The next time Americans vote for president in 2024, Maryland Democrats hope they’re early in line in the primaries. Maryland is one of several states vying for a chance to grab an early — and therefore influential — spot on the calendar.
“First, second, third, fourth, fifth — we just want to be part of the conversation,” Maryland Democratic Party Chair Yvette Lewis told national Democratic leaders on Thursday. “We can make a good contribution to the conversation if you allow us a seat at the table.”
The Democratic Party is considering rearranging the lineup of primaries for 2024, potentially bumping Iowa and New Hampshire from their coveted spots early on in the process.
Over the course of the day on Thursday, representatives from about a dozen states — plus Puerto Rico — made their cases before members of the Democratic National Committee’s Rules and Bylaws Committee.
The committee is expected to pick five states for early primaries spread across different geographic regions. Maryland is competing against New Hampshire, Connecticut, New Jersey and Delaware for the right to hold an early primary in the northeastern region, said Brandon Stoneburg, a spokesman for the state party.
The decision is expected later this summer.
Here’s a breakdown of key points from Maryland’s pitch.
Maryland is the most racially diverse state on the East Coast
Democrats are painfully aware that the first-in-the-nation state of Iowa is predominately white and rural — not reflective of the party as a whole across the nation.
Maryland offers a chance for presidential candidates to make their case before a set of voters who are racially and culturally diverse, Lewis said in her presentation.
In addition to urban and suburban Democrats in Central Maryland, there are Democrats on the rural Eastern Shore and the mountains in Western Maryland, Lewis said. More than half of the state’s population is not white, according to 2020 Census data.

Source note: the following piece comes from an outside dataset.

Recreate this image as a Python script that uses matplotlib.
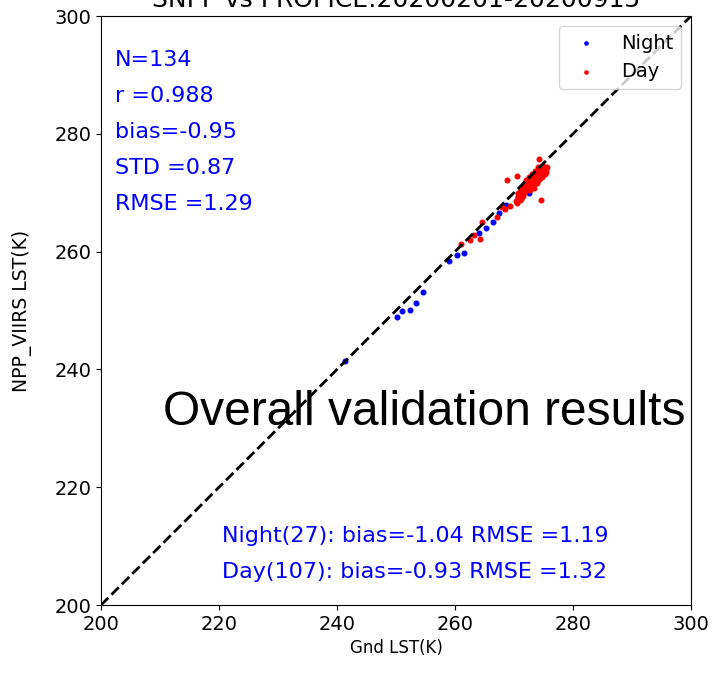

Lewis said committee members can look no further than the Democratic candidates for governor. All of the contending tickets have one or both candidates as people of color.
“That is exactly the look the Democratic Party should have,” Lewis said. “This is reflective of who we are as Marylanders.”
Democrats have long relied on black women to turn out to vote, and that’s represented in the leadership of the party, Lewis said, noting that she and the state party’s executive director, Eva Lewis, are both Black women.
“We do walk the walk and talk the talk,” she said. “This is the largest constituency in the Democratic Party and we are representative of it.”
Maryland’s media market is accessible
Presidential contenders will need to put ads on TV to reach early primary voters. While the Washington, D.C. market is expensive for TV advertising, the Baltimore market is less expensive.
Any “bleed” of TV ads being viewed by voters in other states will still be valuable, as neighboring Virginia and Pennsylvania can factor in as swing states, Lewis said.
And local reporters across the state are eager to cover political news, Lewis said. She predicted candidates will have no trouble landing interviews on local news, which is known as “earned media.”
“The press will be so excited to have that kind of attention in Maryland,” she said.
Elections here are generally smooth
John P. McDonough, a former secretary of state, explained that Maryland has multiple options for voting, including traditional election day voting, early voting and vote-by-mail.
And by the time the 2024 election comes around, he predicted the Maryland General Assembly will have passed a law allowing local elections officials to confidentially tally vote-by-mail ballots that arrive early and release those results on election night. Such a bill was approved this year, but vetoed by Republican Gov. Larry Hogan.
Maryland’s voting system — hand-filled paper ballots that are scanned — has the benefits of quickly tabulating results while still having a paper trail as backup, McDonough said.